DevilDog: Was it the awakening of the Christian Right or redistricting that marginalized minority votes? I'm not sure. But with the demographic changes taking place, I believe the biggest state from the confederacy will soon be voting Democratic again, leaving only the Deep South as a bastion of right wing reactionary religious backwardness.
Redistricting, and the movement of conservative Yankees (that is, people from Ohio that voted Republican) into Texas. Currently being counter-balanced by the movement of hispanics into the state.
You will hear much kvetching that certain policies go to far and the party is being too liberal from southern Dems who rely on white votes.
There's the challange for Obama: swapping blue dogs for western ones.
Altoid: I'm a Yankee. I want it to be that way.
I'm a Texan, but I'm from the borderlands, so I am far more western, Indian and midwestern than the neo-confederates. And in 1952, I would've been a liberal Republican (that is, supporting blacks in the South), I am pretty sure. Not any more, since that breed is extinct.
So, yes to getting rid of the neos of any flavor.
max
['Let's keep it that way.']
Whatever will become of us as a nation, if we aren't being guided by the firm hand of our no-nonsense, salt-of-the-earth, down home, common sense loving, bible toting, values voting, non-elitist Southern cousins, with their excellent record of moral certitude, patriotism, and loyalty both to the Union and the ideals for which it stands.
We're doomed, I tell you, doomed. Men will be ditching their wives for husbands, wives will be ditching their husbands for wives; religion will be made illegal, only to be brought back again when the Muslims conquer an America made effete by the lack of meaningful input from the rock-ribbed, no-nonsense South; guns will be outlawed, funding for the military eliminated: we'll become a nation of burqa-clad, lesbian communist women, and prancing fairy commie men, praying to allah, asking the UN for permission before we bomb our own churches (the ones that haven't been converted to mosques), and then the Mexicans will swarm over the borders and really screw things up.

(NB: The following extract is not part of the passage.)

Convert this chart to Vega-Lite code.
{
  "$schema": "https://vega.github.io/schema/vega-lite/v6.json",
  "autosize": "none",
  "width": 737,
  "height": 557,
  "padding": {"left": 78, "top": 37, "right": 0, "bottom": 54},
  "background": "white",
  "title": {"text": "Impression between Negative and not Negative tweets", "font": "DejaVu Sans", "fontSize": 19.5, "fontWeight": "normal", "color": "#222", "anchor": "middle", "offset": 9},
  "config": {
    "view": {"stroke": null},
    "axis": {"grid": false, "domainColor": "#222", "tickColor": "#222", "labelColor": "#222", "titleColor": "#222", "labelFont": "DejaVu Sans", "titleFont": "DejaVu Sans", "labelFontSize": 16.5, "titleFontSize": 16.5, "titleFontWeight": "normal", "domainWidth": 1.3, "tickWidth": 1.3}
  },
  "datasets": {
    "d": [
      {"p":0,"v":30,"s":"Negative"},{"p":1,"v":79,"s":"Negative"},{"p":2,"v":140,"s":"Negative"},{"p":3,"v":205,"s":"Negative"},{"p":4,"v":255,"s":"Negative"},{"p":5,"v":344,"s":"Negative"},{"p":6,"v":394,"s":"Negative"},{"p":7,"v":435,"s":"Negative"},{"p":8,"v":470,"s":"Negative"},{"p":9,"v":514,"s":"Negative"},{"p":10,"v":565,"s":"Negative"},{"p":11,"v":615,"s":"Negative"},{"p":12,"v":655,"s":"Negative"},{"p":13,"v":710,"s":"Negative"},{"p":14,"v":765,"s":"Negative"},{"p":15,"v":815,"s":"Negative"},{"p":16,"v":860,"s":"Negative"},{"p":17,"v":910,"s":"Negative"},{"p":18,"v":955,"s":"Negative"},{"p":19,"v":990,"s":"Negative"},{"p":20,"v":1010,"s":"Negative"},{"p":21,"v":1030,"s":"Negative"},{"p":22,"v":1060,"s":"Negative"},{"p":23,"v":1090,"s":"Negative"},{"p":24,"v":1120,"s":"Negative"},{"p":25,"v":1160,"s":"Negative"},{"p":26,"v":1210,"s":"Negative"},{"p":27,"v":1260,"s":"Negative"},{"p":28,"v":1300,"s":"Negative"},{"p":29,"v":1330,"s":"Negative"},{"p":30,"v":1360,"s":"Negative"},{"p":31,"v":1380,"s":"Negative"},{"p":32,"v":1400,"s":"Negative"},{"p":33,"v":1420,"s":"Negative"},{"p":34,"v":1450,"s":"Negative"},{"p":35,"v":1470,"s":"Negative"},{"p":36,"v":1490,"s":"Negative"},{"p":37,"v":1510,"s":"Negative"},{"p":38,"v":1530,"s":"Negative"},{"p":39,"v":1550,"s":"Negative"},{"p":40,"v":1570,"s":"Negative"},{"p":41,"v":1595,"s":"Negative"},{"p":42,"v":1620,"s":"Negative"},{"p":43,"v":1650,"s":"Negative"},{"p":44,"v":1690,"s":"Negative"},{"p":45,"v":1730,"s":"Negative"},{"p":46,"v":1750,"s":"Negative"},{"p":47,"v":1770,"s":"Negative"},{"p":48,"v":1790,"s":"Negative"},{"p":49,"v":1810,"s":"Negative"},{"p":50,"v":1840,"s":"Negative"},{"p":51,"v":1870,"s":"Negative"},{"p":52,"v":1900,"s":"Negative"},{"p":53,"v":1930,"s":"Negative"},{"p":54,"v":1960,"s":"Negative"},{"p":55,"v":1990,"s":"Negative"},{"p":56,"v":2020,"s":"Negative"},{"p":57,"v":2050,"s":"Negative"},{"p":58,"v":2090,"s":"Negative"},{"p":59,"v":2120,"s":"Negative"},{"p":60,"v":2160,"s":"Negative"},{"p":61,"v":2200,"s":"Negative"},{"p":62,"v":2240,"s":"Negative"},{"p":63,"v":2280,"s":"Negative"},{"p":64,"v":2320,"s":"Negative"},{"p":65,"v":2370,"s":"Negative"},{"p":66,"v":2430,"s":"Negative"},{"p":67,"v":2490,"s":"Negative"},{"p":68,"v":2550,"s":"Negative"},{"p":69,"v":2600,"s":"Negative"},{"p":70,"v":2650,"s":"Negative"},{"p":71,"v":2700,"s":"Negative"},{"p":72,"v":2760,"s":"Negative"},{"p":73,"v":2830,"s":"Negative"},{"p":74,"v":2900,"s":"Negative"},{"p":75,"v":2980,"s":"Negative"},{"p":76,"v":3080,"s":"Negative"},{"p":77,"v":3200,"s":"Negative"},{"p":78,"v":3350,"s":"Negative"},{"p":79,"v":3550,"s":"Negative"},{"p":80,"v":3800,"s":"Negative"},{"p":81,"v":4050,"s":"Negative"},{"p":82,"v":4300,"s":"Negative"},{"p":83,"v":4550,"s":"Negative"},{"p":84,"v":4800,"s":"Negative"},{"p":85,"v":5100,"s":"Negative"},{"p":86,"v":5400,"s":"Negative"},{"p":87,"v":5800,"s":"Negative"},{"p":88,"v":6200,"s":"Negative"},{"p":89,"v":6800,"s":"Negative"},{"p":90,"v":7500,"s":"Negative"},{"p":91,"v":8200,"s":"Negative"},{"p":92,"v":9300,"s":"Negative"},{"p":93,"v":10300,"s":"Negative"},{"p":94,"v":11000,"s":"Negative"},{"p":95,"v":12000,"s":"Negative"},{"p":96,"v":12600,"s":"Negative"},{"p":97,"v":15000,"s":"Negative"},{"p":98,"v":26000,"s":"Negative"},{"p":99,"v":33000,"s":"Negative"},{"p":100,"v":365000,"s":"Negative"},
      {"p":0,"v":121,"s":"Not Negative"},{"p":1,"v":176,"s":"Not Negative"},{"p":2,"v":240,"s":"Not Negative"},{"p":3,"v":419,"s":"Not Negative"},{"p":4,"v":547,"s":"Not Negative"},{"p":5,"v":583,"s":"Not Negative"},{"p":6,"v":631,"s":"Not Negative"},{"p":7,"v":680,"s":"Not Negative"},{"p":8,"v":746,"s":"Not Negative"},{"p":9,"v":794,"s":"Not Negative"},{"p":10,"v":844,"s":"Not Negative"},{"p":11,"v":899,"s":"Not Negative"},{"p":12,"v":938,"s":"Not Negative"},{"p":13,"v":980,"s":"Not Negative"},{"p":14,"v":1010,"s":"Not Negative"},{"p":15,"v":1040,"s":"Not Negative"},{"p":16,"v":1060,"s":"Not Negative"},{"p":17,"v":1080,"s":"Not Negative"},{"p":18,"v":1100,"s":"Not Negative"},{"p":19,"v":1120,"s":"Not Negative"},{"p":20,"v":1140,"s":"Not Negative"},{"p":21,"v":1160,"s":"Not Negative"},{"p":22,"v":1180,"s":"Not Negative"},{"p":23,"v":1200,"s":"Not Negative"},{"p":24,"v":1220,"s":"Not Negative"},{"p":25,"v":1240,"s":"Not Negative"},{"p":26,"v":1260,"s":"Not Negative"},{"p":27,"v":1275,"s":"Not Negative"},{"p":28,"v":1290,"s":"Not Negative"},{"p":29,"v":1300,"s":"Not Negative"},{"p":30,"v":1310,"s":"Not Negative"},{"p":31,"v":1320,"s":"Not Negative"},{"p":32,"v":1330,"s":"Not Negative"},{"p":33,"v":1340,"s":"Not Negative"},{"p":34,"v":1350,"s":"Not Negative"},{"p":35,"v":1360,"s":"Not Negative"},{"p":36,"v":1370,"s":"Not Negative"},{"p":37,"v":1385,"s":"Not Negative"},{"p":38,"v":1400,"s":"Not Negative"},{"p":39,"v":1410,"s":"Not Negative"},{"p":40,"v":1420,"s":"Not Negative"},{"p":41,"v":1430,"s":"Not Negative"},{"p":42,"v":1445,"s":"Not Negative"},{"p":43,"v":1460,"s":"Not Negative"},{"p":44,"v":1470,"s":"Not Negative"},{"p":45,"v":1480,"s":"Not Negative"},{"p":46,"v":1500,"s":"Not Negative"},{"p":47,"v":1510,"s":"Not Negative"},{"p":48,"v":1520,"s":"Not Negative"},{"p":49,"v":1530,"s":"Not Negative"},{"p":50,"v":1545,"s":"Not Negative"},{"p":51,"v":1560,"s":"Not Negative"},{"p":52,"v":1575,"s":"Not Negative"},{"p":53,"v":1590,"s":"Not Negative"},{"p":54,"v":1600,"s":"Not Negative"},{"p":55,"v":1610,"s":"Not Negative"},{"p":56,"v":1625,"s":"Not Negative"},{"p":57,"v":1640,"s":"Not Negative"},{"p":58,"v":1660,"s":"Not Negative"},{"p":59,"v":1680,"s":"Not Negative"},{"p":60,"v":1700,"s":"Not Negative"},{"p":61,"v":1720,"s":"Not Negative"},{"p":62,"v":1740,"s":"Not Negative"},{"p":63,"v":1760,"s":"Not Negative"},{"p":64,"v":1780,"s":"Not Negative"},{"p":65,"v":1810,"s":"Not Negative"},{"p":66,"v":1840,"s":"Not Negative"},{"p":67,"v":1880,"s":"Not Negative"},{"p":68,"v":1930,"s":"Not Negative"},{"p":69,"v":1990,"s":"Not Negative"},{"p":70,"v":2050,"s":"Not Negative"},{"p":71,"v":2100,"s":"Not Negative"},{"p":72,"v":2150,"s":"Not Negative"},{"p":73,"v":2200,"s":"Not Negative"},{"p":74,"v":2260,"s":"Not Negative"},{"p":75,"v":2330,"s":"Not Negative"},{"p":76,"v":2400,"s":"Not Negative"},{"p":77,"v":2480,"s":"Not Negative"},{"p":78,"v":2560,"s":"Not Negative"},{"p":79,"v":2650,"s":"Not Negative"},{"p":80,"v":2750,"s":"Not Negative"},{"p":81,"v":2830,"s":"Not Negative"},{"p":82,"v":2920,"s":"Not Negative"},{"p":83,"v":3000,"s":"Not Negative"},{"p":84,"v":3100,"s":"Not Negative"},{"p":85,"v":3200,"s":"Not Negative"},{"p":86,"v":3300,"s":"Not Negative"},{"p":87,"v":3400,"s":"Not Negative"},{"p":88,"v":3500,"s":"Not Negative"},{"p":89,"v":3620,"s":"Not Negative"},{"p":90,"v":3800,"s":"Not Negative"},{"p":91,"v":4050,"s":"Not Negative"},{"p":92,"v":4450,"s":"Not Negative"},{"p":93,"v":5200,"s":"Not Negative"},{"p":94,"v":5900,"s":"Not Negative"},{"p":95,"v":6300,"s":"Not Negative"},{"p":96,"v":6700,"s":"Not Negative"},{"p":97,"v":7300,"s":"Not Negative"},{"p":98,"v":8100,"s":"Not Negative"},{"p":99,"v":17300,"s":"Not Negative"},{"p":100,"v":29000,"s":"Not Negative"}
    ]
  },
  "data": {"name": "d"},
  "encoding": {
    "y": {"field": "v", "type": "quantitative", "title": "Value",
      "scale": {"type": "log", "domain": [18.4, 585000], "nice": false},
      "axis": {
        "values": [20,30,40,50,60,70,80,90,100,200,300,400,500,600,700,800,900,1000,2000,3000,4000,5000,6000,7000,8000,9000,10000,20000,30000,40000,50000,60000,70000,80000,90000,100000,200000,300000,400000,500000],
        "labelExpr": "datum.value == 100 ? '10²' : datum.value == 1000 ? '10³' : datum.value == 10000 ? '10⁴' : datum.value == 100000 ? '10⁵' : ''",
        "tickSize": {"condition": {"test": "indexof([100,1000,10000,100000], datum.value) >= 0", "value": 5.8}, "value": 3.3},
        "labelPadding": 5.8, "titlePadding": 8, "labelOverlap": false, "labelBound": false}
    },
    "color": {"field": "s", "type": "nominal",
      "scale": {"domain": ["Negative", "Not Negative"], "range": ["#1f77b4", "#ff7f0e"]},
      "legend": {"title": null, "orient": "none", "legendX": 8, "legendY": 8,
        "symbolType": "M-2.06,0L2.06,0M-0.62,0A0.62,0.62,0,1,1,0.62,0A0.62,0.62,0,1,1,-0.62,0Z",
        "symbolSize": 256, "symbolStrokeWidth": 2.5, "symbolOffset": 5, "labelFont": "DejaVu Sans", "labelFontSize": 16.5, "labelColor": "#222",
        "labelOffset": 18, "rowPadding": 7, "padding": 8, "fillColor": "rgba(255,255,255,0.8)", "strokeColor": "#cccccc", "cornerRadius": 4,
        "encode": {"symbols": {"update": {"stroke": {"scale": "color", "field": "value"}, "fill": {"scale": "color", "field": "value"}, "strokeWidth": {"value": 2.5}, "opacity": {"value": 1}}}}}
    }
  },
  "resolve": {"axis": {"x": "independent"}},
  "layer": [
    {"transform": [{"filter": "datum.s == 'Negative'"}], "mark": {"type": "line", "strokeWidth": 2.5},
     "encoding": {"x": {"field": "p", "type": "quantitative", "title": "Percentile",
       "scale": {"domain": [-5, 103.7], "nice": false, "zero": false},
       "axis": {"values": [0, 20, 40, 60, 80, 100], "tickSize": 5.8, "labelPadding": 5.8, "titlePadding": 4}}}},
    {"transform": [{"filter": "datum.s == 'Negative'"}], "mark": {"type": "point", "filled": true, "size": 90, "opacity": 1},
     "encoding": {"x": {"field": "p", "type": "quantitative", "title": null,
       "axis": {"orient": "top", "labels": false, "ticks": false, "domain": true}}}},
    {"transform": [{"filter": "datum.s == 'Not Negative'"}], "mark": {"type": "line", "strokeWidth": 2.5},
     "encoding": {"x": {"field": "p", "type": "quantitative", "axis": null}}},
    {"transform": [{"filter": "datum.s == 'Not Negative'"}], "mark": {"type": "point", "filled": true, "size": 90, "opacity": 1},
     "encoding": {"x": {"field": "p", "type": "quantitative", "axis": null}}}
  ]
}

agree with jjb, as far as it goes. But it is also important to recall the 36 year cycle of US politics. Power has shifted decisively every 36 years since 1788, with two exceptions (1828 rather than 1824 and 2008 instead of 2004; which usually makes the change even more decisve for being late) think of 1860, 1896, 1932, 1968. South very important before 1860 (the change with Jackson was more from coast to inland South) and reduced 1860-1896, small 1896-1932 (Ohio and NY dominating), part of but not dominating, except in HoR, the FDR coalition 1932-1968, very improtant 1968-2008 as part of teh Nixon coalition (longer lasting than the FDR coalitioon but less mentioned) and now perhaps gone, or at least split.
Here I thought that Obama was a uniter! So the South has been disenfranchised when Obama became President-I thought they still had a few Senators and Congressmen. Kev-I really want a President that represents all of the Country, THAT would be momentous! This idea of we got our "Guy" in now has got to stop! We are the UNITED STATES of America and the President is not the head of a turf war!
While we decided that the South can't secede, has anybody given any thought to kicking a few of those states out of the union?
For the next 8 years? Don't you mean 4???
Let's focus on the first Obama administration.
The oil companies have had much of their influence come from Southern politics and politicians. This may mark a shift in our ability to do something real about global warming.
As several posters above have mentioned, it's the power of the South as a bloc that is upset by 2008, not the total influence of the region, which is growing and hence remains enormously powerful. In fact, the "solid south" has been in constant transition ever since the Dixiecrats broke with Harry Truman in 1948. A region that produced Jimmy Carter, Andrew Young, Al Gore, Bill Clinton, John Edwards, and other centrist types has been exceedingly diverse in ideology anyway, even if at times a solid bloc of Republicans or Democrats exerted a whip over the bloc vote in some ways.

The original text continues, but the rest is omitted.